In September 2019, Māori Development Minister Hon Nanaia Mahuta introduced a Bill to improve the framework for whānau succession, dispute resolution and other matters related to whenua Māori.
“The changes that have been made to the Act reflect many conversations with land owners about their experiences to connect with, develop and use their whenua,” says Anaru Smiler, Whenua Māori Programme Lead at Te Puni Kōkiri.
“When designing the Whenua Māori Programme, land owners told us they sometimes found it hard to navigate their way through the laws and regulations related to whenua Māori and in their dealings with the Māori Land Court. The Act has now been amended to simplify and improve some of the legal processes and requirements on them as land owners. These changes will help reduce the time and costs to whānau resolving issues and progressing connection to, and use of, Māori land.”

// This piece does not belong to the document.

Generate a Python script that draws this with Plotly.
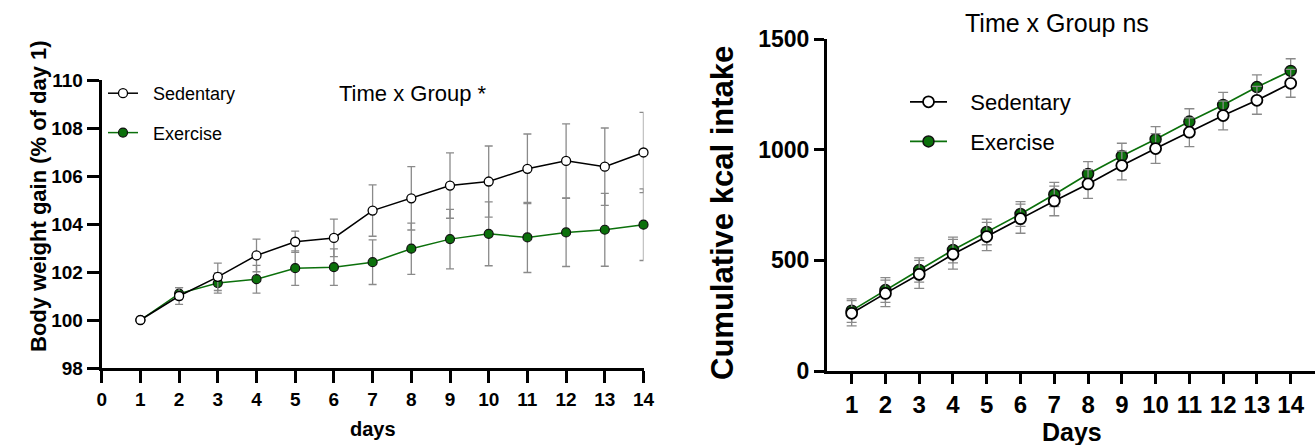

The new laws introduce a number of initiatives, including a process for simple succession applications that have not been contested by whānau, clarity around the processes for succession of whāngai, a new free tikanga-based mediation service, use of Māori land for the building of papakāinga housing, and around the function of the Māori Land Court generally.
The new and enhanced processes and services will come into effect on Waitangi Day, 6 February 2021, with the specific date confirmed soon. This will allow time for the Māori Land Court to stand up the new processes and services.
“These changes to Te Ture Whenua Māori Act are a key part of the Whenua Māori Programme, which is supporting whānau to achieve their economic, social and cultural aspirations for their whenua,” says Anaru Smiler.
The Whenua Māori Programme is a four-year commitment of funding by the Government to create a step change in the futures of Māori freehold land owners. The Programme includes an integrated suite of initiatives to support whānau to connect with, develop and use their whenua.